» AIM OF THE TASK
Select each line where the word "that" appears.

» DATA IN THIS EXERCISE
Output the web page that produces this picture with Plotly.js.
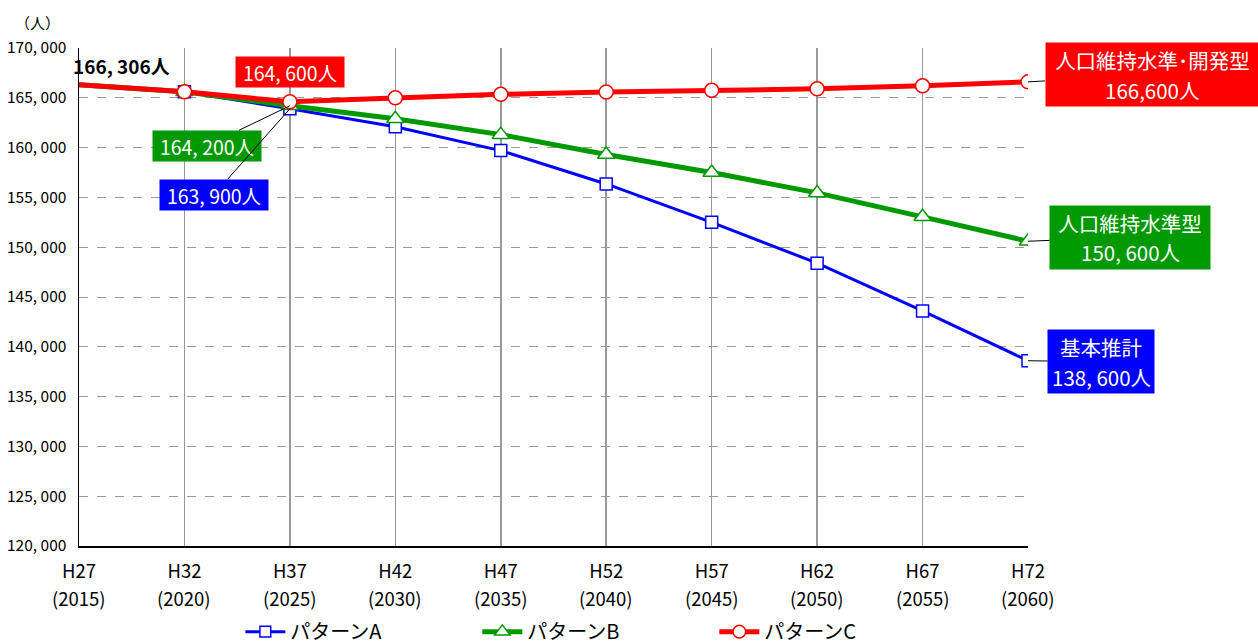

---

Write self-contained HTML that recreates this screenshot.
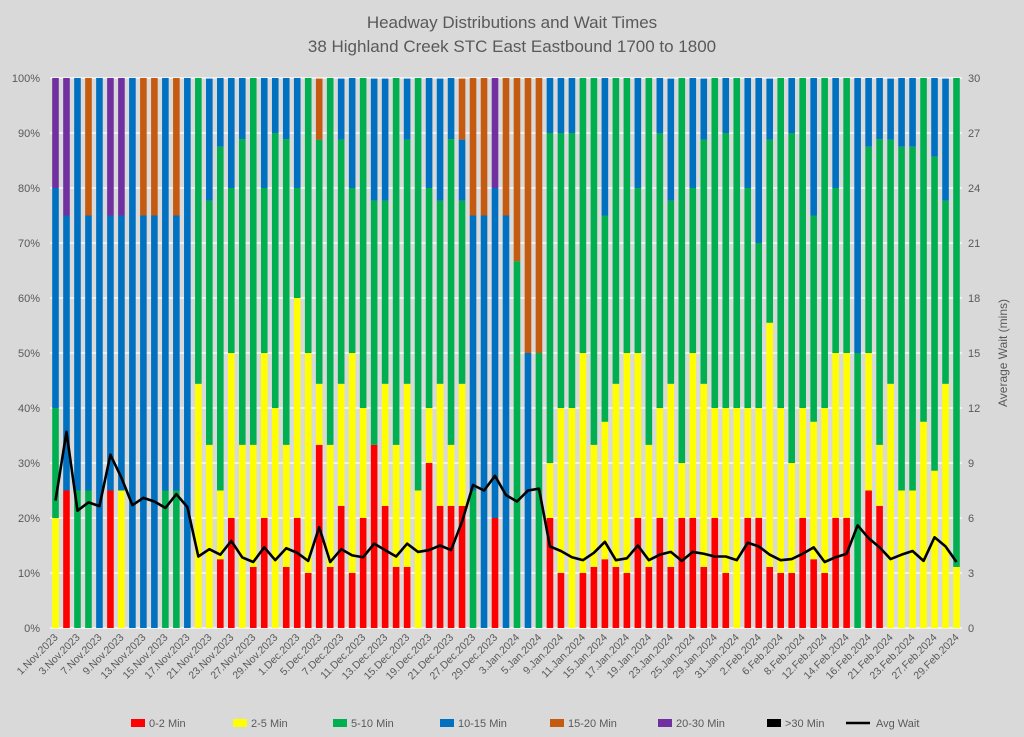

...

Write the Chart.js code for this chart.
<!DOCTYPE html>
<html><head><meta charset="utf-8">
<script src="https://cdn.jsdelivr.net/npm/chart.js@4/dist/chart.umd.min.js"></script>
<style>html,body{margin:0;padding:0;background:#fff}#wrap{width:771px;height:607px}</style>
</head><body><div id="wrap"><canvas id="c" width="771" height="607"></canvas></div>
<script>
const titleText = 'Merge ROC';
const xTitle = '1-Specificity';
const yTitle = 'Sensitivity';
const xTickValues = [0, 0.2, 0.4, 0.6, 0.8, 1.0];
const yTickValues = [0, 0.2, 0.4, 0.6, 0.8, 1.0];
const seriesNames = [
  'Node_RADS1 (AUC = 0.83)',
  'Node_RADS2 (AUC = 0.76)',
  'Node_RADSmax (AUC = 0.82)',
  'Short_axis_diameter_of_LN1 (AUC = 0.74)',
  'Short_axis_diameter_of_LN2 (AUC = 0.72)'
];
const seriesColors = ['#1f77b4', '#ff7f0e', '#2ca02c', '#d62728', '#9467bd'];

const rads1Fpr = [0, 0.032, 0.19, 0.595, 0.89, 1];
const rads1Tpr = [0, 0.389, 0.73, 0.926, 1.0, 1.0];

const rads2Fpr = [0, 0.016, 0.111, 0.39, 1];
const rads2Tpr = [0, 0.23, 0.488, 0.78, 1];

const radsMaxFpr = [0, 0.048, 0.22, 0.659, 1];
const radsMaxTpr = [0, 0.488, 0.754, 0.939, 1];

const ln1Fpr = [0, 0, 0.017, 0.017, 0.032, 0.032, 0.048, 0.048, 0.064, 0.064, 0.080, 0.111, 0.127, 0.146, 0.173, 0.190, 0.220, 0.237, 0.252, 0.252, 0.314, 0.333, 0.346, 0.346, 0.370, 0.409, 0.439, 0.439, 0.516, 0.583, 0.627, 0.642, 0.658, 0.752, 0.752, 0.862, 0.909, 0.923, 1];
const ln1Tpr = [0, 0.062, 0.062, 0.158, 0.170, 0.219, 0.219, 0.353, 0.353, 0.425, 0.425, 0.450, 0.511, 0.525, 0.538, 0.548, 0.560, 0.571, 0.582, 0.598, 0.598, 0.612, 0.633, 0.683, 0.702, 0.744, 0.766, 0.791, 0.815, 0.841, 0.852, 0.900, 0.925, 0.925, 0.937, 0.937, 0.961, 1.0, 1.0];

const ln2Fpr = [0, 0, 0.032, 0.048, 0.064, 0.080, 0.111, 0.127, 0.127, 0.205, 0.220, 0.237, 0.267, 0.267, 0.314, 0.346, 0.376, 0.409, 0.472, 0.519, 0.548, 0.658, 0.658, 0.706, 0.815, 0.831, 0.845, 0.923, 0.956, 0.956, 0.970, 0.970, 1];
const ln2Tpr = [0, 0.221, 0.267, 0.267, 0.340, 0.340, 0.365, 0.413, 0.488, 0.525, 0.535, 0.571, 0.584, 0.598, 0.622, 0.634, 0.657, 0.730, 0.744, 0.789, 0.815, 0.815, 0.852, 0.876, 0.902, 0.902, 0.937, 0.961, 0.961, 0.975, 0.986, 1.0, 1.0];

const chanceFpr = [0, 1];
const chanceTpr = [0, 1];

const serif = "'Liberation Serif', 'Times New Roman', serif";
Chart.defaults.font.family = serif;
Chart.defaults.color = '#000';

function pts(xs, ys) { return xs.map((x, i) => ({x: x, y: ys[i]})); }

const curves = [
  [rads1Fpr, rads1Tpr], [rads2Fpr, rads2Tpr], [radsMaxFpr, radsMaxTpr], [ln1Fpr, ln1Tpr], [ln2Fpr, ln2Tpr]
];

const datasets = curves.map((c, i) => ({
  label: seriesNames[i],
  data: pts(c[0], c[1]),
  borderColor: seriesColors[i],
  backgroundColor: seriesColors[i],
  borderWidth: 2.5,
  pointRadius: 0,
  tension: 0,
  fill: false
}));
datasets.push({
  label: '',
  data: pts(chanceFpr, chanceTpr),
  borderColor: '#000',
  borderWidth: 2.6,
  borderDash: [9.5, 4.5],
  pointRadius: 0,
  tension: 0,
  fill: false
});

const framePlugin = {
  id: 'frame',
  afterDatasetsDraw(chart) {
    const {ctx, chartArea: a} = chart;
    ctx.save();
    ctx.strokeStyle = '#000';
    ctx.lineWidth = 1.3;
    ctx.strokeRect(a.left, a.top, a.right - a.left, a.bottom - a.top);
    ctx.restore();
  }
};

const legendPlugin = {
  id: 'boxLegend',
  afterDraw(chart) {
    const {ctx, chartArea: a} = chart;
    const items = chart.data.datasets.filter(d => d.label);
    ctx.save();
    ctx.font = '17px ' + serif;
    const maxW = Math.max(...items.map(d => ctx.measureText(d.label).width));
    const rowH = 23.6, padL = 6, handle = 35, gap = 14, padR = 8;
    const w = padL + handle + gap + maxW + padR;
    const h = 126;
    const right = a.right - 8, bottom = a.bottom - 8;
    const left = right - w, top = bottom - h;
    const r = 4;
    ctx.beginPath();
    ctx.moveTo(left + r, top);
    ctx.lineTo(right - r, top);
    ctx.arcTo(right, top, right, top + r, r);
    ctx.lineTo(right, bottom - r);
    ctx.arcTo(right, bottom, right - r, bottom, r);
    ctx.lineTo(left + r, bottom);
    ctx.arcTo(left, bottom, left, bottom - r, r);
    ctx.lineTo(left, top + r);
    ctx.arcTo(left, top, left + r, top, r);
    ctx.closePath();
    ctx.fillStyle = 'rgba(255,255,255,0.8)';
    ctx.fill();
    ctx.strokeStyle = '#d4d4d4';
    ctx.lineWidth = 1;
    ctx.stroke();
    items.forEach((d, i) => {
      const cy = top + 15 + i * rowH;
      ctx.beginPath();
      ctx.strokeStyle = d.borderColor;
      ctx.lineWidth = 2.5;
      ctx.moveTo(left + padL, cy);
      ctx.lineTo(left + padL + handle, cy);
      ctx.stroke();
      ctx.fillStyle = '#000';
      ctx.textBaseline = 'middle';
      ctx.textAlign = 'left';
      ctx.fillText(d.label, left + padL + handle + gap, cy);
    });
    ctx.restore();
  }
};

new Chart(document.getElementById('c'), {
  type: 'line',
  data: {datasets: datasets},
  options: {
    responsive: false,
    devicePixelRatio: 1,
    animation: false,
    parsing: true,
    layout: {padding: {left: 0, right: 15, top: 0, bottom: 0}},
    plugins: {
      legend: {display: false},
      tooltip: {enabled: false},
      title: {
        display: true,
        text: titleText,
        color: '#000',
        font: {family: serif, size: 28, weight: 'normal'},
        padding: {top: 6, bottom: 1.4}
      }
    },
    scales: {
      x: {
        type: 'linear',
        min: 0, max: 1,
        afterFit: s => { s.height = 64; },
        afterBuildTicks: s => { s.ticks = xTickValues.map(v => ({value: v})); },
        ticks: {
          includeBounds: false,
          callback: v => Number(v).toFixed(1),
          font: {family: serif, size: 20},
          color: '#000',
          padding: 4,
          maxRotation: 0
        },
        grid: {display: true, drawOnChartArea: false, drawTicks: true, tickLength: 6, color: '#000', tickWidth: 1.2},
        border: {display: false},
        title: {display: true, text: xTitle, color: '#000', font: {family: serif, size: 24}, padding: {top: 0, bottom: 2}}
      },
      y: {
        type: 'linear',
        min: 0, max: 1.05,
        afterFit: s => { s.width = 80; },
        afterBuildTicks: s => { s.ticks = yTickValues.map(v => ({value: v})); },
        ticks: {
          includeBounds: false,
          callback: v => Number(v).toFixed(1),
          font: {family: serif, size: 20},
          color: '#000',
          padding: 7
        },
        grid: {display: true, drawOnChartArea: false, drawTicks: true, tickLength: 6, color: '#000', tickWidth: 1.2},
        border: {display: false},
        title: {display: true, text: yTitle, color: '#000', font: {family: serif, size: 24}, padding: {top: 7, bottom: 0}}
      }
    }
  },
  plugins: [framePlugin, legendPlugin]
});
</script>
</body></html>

» FULL ANSWER
Output the web page that produces this picture with Plotly.js.
Write self-contained HTML that recreates this screenshot.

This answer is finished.